First, recognize them for who they are. Toxic people come in all types. Dr. Travis Bradberry (double PhD in Clinical and Industrial-Organizational Psychology from the California School of Professional Psychology and author of the best seller Emotional Intelligence 2.0) identifies 10 kinds of toxic people: The Gossip, The Temperamental, The Victim, The Self-Absorbed, The Envious, The Manipulator, The Dementor, The Twisted, The Judgmental, and The Arrogant. Most of these designations are self-explanatory except for maybe the Dementor and the Twisted. The former are the kind who suck the life out of the room by their negativity and pessimism and the latter are out to hurt you, make you feel bad, or get something from you. Bradberry warns, “toxic people drive your brain into a stressed-out state that should be avoided at all costs…Toxic people don’t just make you miserable—they’re really hard on your brain.”

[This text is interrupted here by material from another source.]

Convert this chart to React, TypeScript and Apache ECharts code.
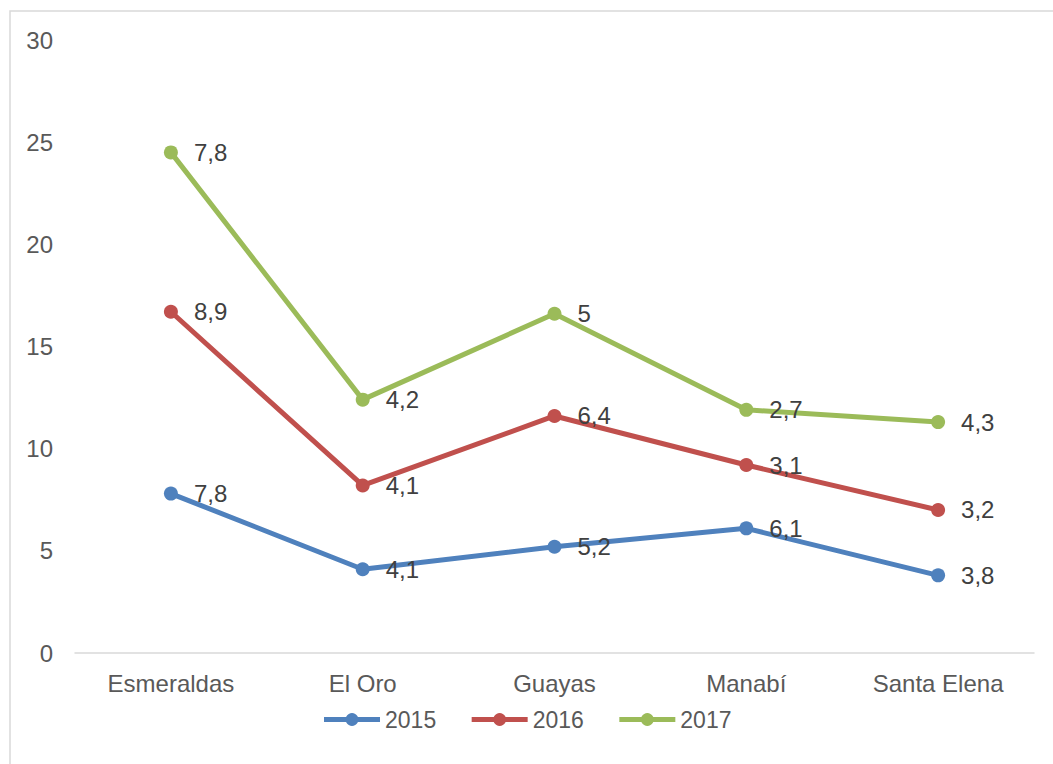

Next, always be prepared to face toxic people. To think that we can avoid them completely is unrealistic and naïve. They might be in the family, neighborhood, workplace, or social organizations (even church!). Trying to ignore them or keep them at arm’s length will only aggravate the situation and attempting to mirror their behavior will only lead to disaster. Instead, learn their behavior patterns and establish the appropriate emotional boundaries in your mind. Don’t get smug like me and stumble into a bad weekend. Also, avoid any toxic song, show, movie, book, or event in your life. Such things only add unnecessary toxicity to your life.

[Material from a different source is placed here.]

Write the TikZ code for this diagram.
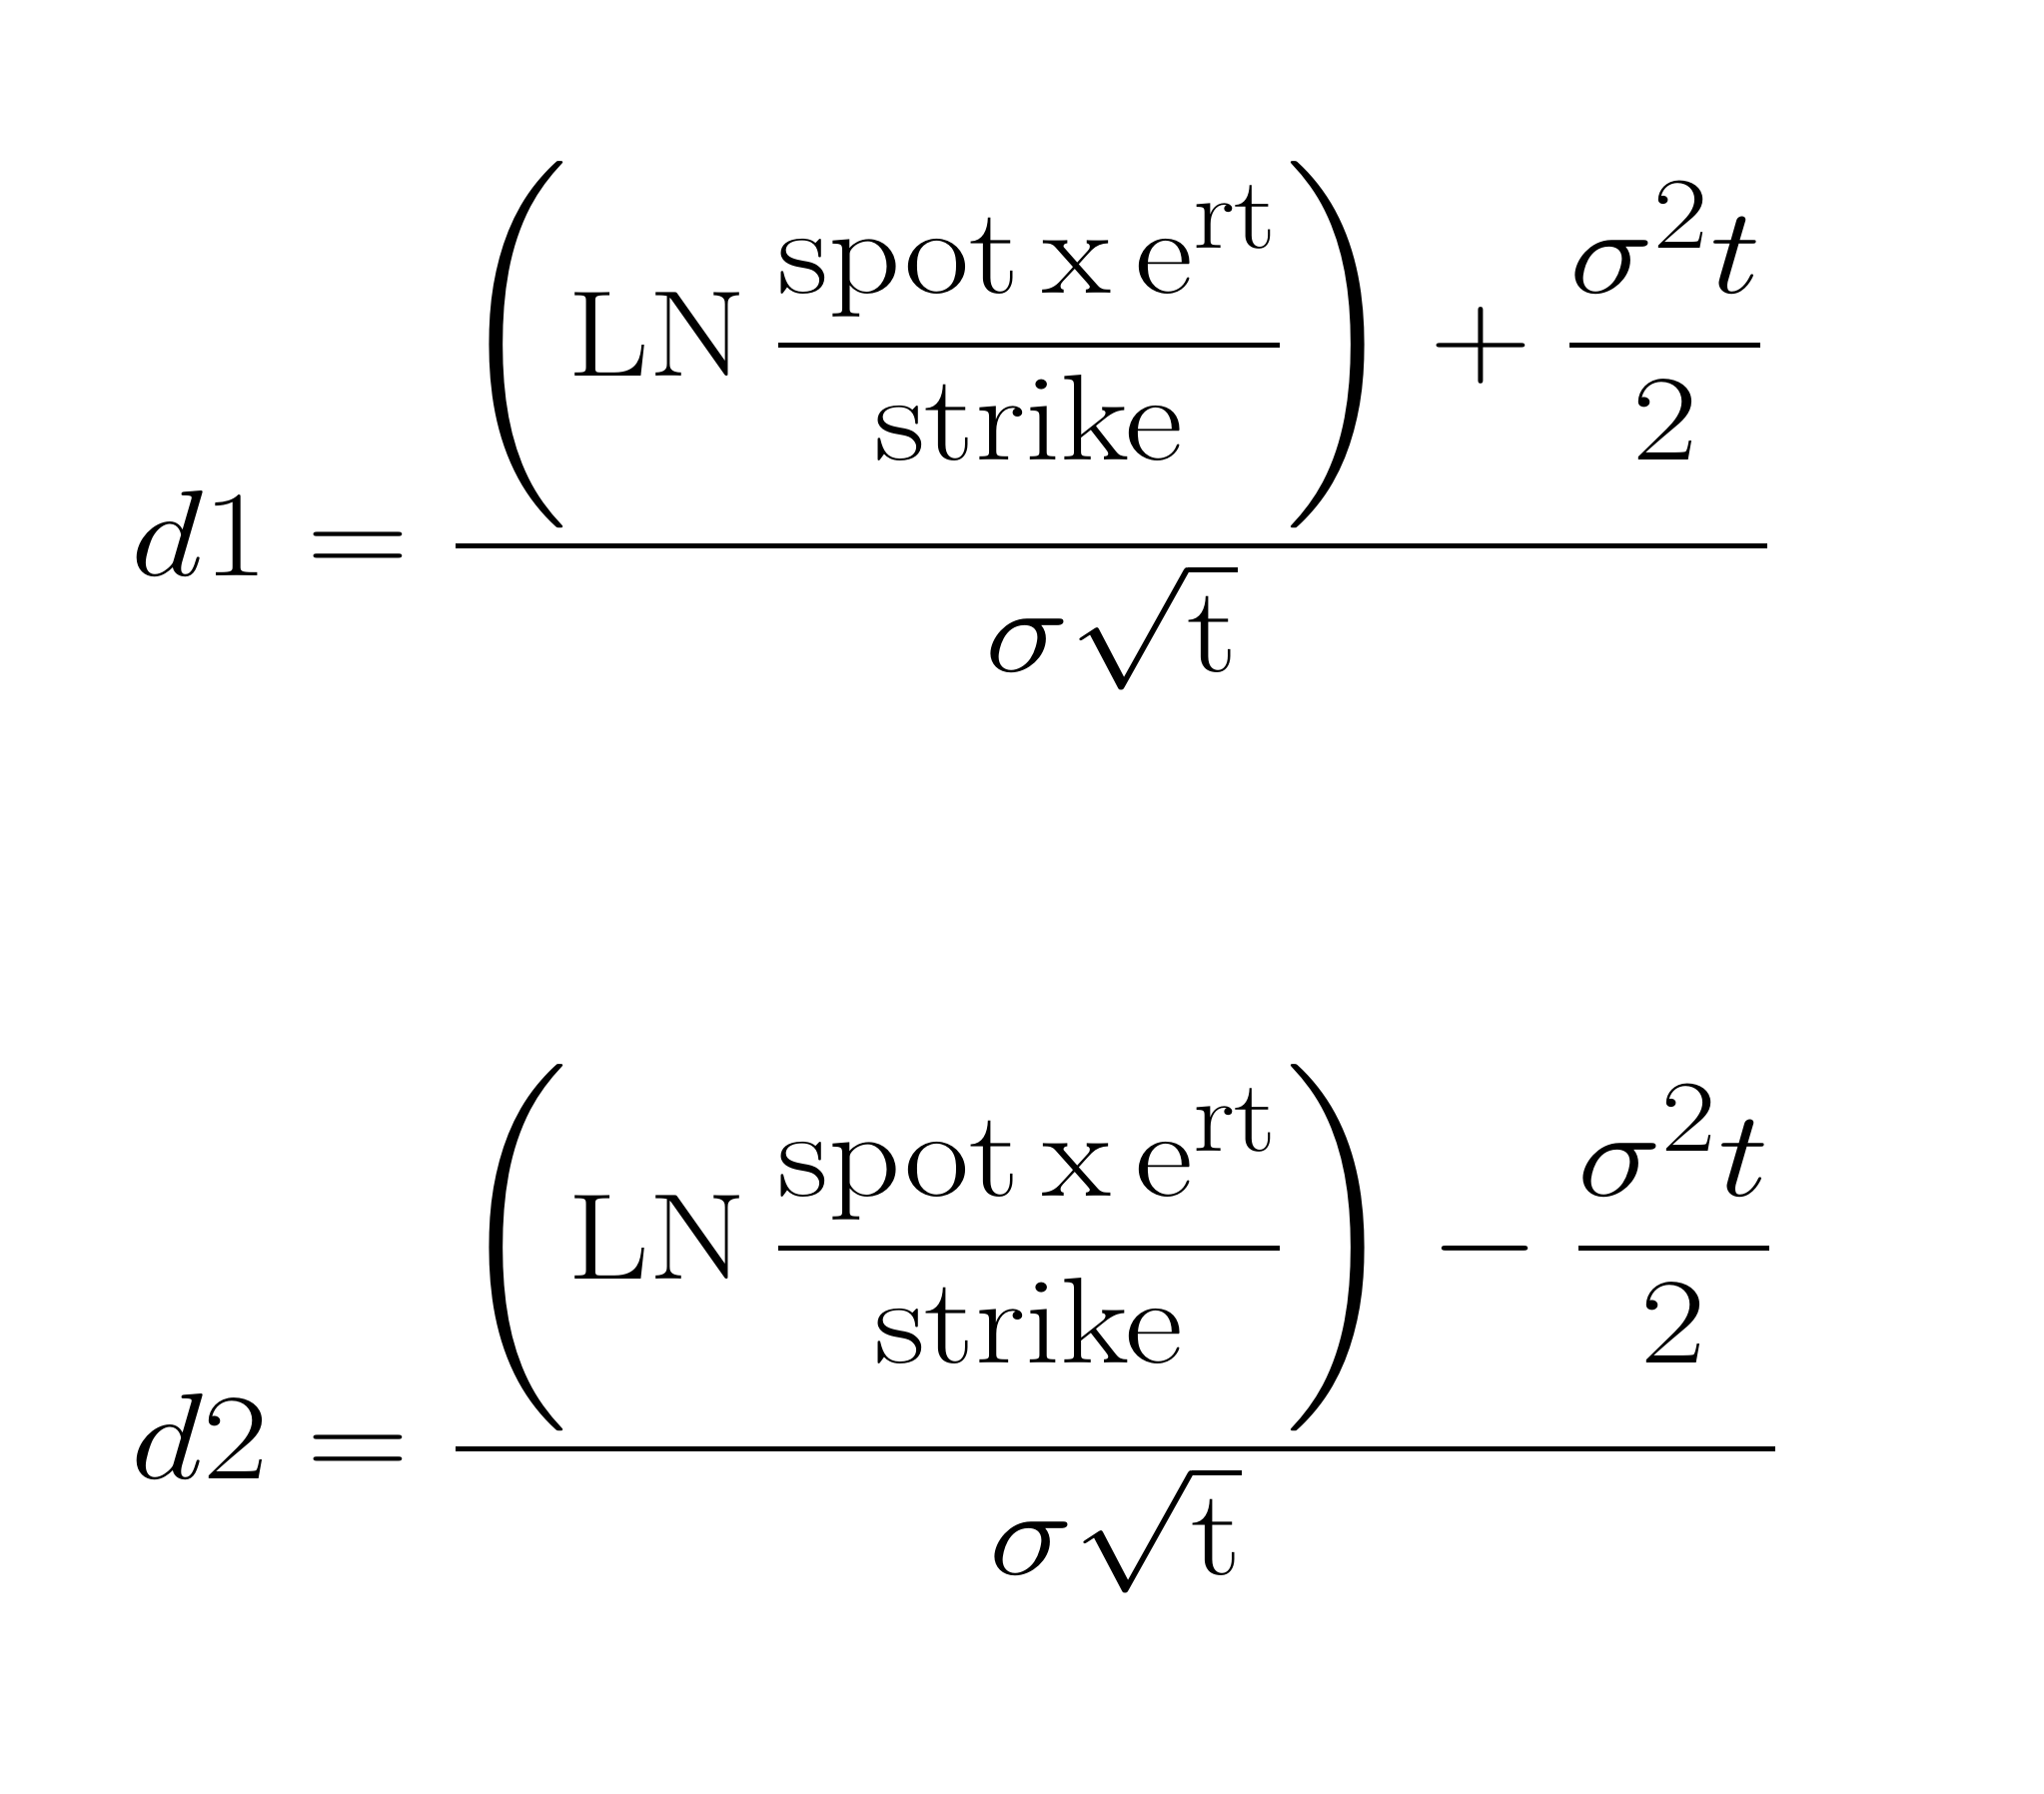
\documentclass[tikz,border=0pt]{standalone}
\usepackage{amsmath}
\usepackage{graphicx}
\begin{document}
\begin{tikzpicture}
\useasboundingbox[fill=white] (0,0) rectangle (20.46,17.96);
\tikzset{eq/.style={anchor=base west,inner sep=0pt,font=\fontsize{30}{36}\selectfont}}
\node[eq] (d1) at (1.31,12.19) {\scalebox{1.62}[1.4]{$\displaystyle d1 = \frac{\Biggl(\mathrm{LN}\,\dfrac{\mathrm{spot\,x\,e^{rt}}}{\mathrm{strike}}\Biggr)+\dfrac{\sigma^2 t}{2}}{\sigma\sqrt{\mathrm{t}}}$}};
\node[eq] (d2) at (1.31,3.15) {\scalebox{1.62}[1.4]{$\displaystyle d2 = \frac{\Biggl(\mathrm{LN}\,\dfrac{\mathrm{spot\,x\,e^{rt}}}{\mathrm{strike}}\Biggr)-\dfrac{\sigma^2 t}{2}}{\sigma\sqrt{\mathrm{t}}}$}};
\end{tikzpicture}
\end{document}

What if the damage has been done? Many years ago I allowed a toxic person to steal my joy. It took a toll on my health, family, and spiritual life. God in his mercy sent a mature person into my life who immediately recognized my distress. He pointedly asked, “Do you want this toxin out of your system?” At first I pretended to be fine and then the Holy Spirit convicted me of my pride. This godly person told me that he too struggled with it and he found help in Jesus’ words in Matthew 5:44 “love your enemies, bless those who curse you, do good to those who hate you, and pray for those who spitefully use you and persecute you.” He said, “Start praying that God would bless this person who has been toxic in your life. Pray for the next 20 days for physical, spiritual, and financial blessing in their life. Be aware that the first time you pray that it will be impossible to mouth those words. Do it again the next day and you might feel sick to your stomach but don’t stop. Eventually, it will become easier and easier. Then, there will come a day when you will pray and actually find yourself praying sincerely as if for a friend. Somewhere towards the end of the 20 days, you’ll wake up one morning and realize that you are free. The toxin has cleared out of your system.” Guess what! It actually worked!

Ultimately, sin is the toxin and only the grace of God through Jesus Christ can heal your life. Give it a try today.